Here's a baldy bearded chap from the Scottish Family Party (SFP) who doesn't just have his face on upside down - he also doesn't have a clue what he's talking about when it comes to equal pay.

Because this all happened once before, of course, back in 2005 and at that time Glasgow City Council insisted it had no problem with unequal pay before moving with undue haste to make cash offers to 'buy out' people's equal pay claims with poor offers of settlement in the run up to Christmas 2005.

Albeit at a considerable price return since the employees who accepted these 'buy out' offers (set at a maximum of £9,000) had to give up their right to take their claim to an Employment Tribunal.  

The Council then announced it was going to bring in brand new, non-discriminatory pay arrangements with the aid of external consultants; the process was overseen by the City Council's most senior officials and led to the introduction of the WPBR (Workforce Pay and Benefits Review) in January 2007. 

Some of the best brains in Glasgow assured the workforce that the WPBR was the 'real deal' and that the scheme had finally ended the scourge of gender-based pay discrimination in Scotland's largest council.

Which was load of old bollix, of course, as A4ES (Action 4 Equality Scotland) said at the time - read my blog site archive and see for yourself.

What the Council did was to dupe its largely female workforce by manipulating the rules of the WPBR with new discriminatory pay practices such as the 37 hour 'rule' which blatantly favoured traditional male jobs.

The Council's senior officials who procured, implemented and managed the WPBR scheme continued to defend its pay practices all the way to the Court of Session, Scotland's highest civil court, until in August 2017 three senior judges unanimously condemned the WPBR as 'unfit for purpose'.

Glasgow City Council appealed this decision, but lost to yet another unanimous decision in December 2017 when three judges refused the Council's application to take its case to the UK Supreme Court in London.

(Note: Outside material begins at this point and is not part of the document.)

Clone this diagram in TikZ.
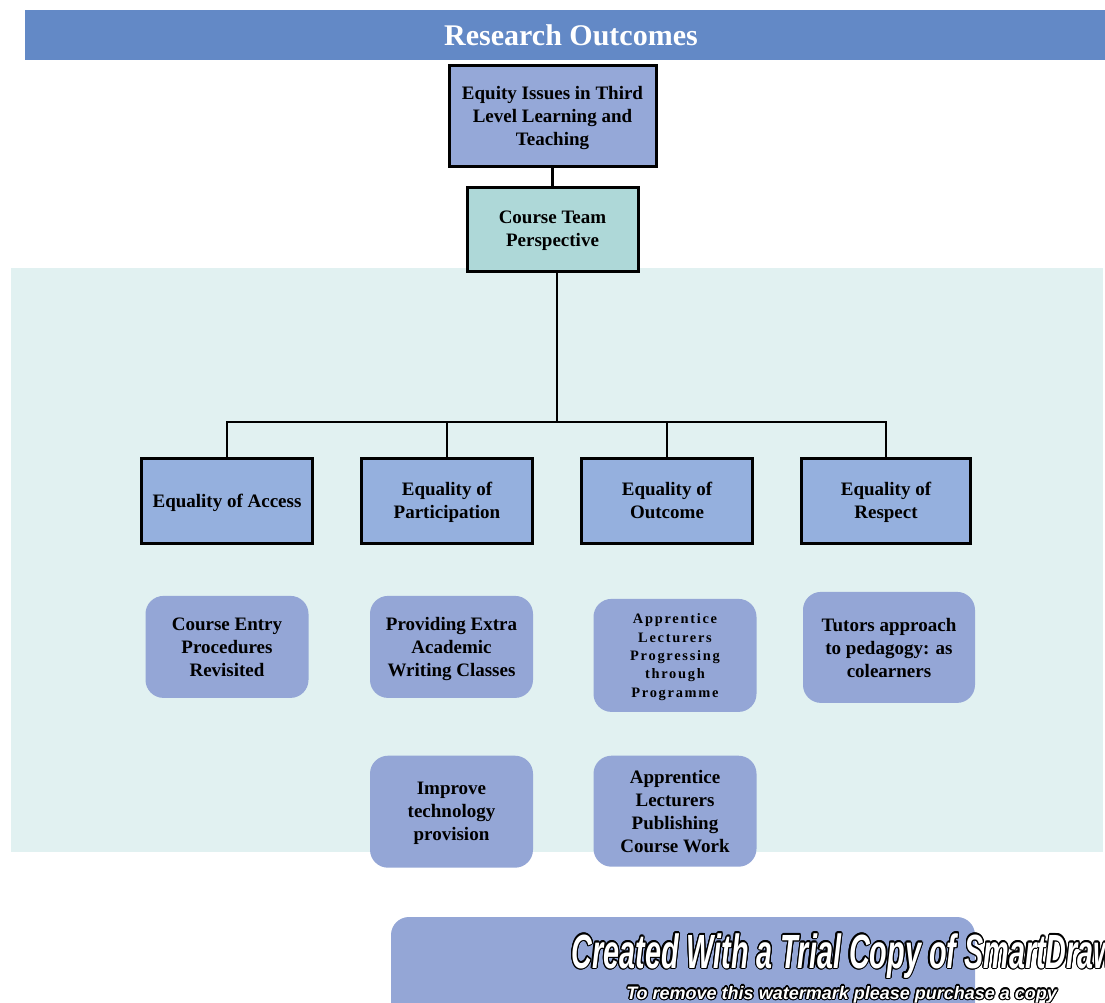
\documentclass[tikz,border=0pt]{standalone}
\usepackage{fontspec}
\setmainfont{Liberation Serif}
\newfontfamily\spacedfont[LetterSpace=12]{Liberation Serif}
\newfontfamily\markfont[FakeStretch=0.6]{Liberation Sans}
\newfontfamily\smallmarkfont{Liberation Sans}
\usepackage{contour}
\contourlength{0.6pt}
\usetikzlibrary{positioning}
\definecolor{barblue}{RGB}{99,137,198}
\definecolor{bandcyan}{RGB}{225,241,241}
\definecolor{topblue}{RGB}{149,168,216}
\definecolor{teamcyan}{RGB}{174,216,216}
\definecolor{levelblue}{RGB}{149,176,222}
\definecolor{softblue}{RGB}{148,166,214}
\tikzstyle{Box} = [
draw=black, line width=1.5pt, align=center, inner sep=0pt, text depth=-1.5pt,
font=\bfseries\fontsize{9.5}{11.5}\selectfont]
\tikzstyle{Top} = [Box, fill=topblue, minimum width=103.5pt, minimum height=50.5pt]
\tikzstyle{Team} = [Box, fill=teamcyan, minimum width=85.5pt, minimum height=42pt]
\tikzstyle{Level} = [Box, fill=levelblue, minimum width=85.5pt, minimum height=42.5pt]
\tikzstyle{Soft} = [
fill=softblue, rounded corners=9pt, align=center, inner sep=0pt, text depth=0pt,
minimum width=81.5pt, minimum height=51pt,
font=\bfseries\fontsize{9.5}{11.5}\selectfont]
\tikzstyle{Link} = [line width=1.2pt]

\begin{document}
\begin{tikzpicture}[x=0.5pt, y=-0.5pt]
    \useasboundingbox (0,0) rectangle (1105,1003);
    \fill[bandcyan] (11,268) rectangle (1103,852);
    \node [fill=barblue, minimum width=540pt, minimum height=25pt, inner sep=0pt,
        text=white, font=\bfseries\fontsize{15}{18}\selectfont] (bar) at (565,35) {\hspace{6pt}Research Outcomes};
    \node [Top] (equity) at (552.5,115.5) {Equity Issues in Third\\Level Learning and\\Teaching};
    \node [Team, below=9pt of equity] (team) {Course Team\\Perspective};
    \node [Level] (access) at (227,500.5) {Equality of Access};
    \node [Level] (part) at (447,500.5) {Equality of\\Participation};
    \node [Level] (outcome) at (667,500.5) {Equality of\\Outcome};
    \node [Level, minimum width=84.5pt] (respect) at (886,500.5) {Equality of\\Respect};
    \node [Soft, below=25.5pt of access] (entry) {Course Entry\\Procedures\\Revisited};
    \node [Soft, below=25.5pt of part, xshift=2.25pt] (extra) {Providing Extra\\Academic\\Writing Classes};
    \node [Soft, below=27pt of outcome, xshift=4pt, minimum height=56.5pt,
        font=\spacedfont\bfseries\fontsize{7.2}{9.2}\selectfont] (progress)
        {Apprentice\\Lecturers\\Progressing\\through\\Programme};
    \node [Soft, below=23.5pt of respect, xshift=1.5pt, minimum width=86pt, minimum height=55.5pt] (tutors)
        {Tutors approach\\to pedagogy: as\\colearners};
    \node [Soft, below=28.5pt of extra, minimum height=56pt] (improve) {Improve\\technology\\provision};
    \node [Soft, below=21.5pt of progress, minimum height=55.5pt] (publish)
        {Apprentice\\Lecturers\\Publishing\\Course Work};
    \coordinate (fork) at (557,422);
    \draw[Link] (equity) -- (team);
    \draw[Link] (fork |- team.south) -- (fork);
    \draw[Link] (access.north) |- (fork) -| (respect.north);
    \draw[Link] (part.north) |- (fork);
    \draw[Link] (outcome.north) |- (fork);
    % trial watermark
    \fill[softblue, rounded corners=9pt] (391,917) rectangle (975,1040);
    \node [anchor=base west, inner sep=0pt, text=white,
        font=\markfont\bfseries\itshape\fontsize{24}{28}\selectfont] (mark) at (571,968)
        {\contour{black}{Created With a Trial Copy of SmartDraw}};
    \node [anchor=base west, inner sep=0pt, text=white,
        font=\smallmarkfont\bfseries\itshape\fontsize{9}{10}\selectfont] (buy) at (626,999)
        {\contour{black}{To remove this watermark please purchase a copy}};
\end{tikzpicture}
\end{document}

In January 2018 the Council finally agreed, on a cross-party basis, to negotiate and end to this long-running dispute by compensating the predominantly, but not exclusively, female workers who have lost out on 12 years of pay and pensions as a result of the WPBR - and by replacing the WPBR with new, non-discriminatory pay arrangements.

Sounds a bit like a Scottish local government version of 'Groundhog Day', I know, but there you are.

The Council now accepts that a final settlement will run to 'hundreds of millions of pounds, but so far no one has said 'SORRY!' for this terrible scandal and not one senior Council official has been properly held to account.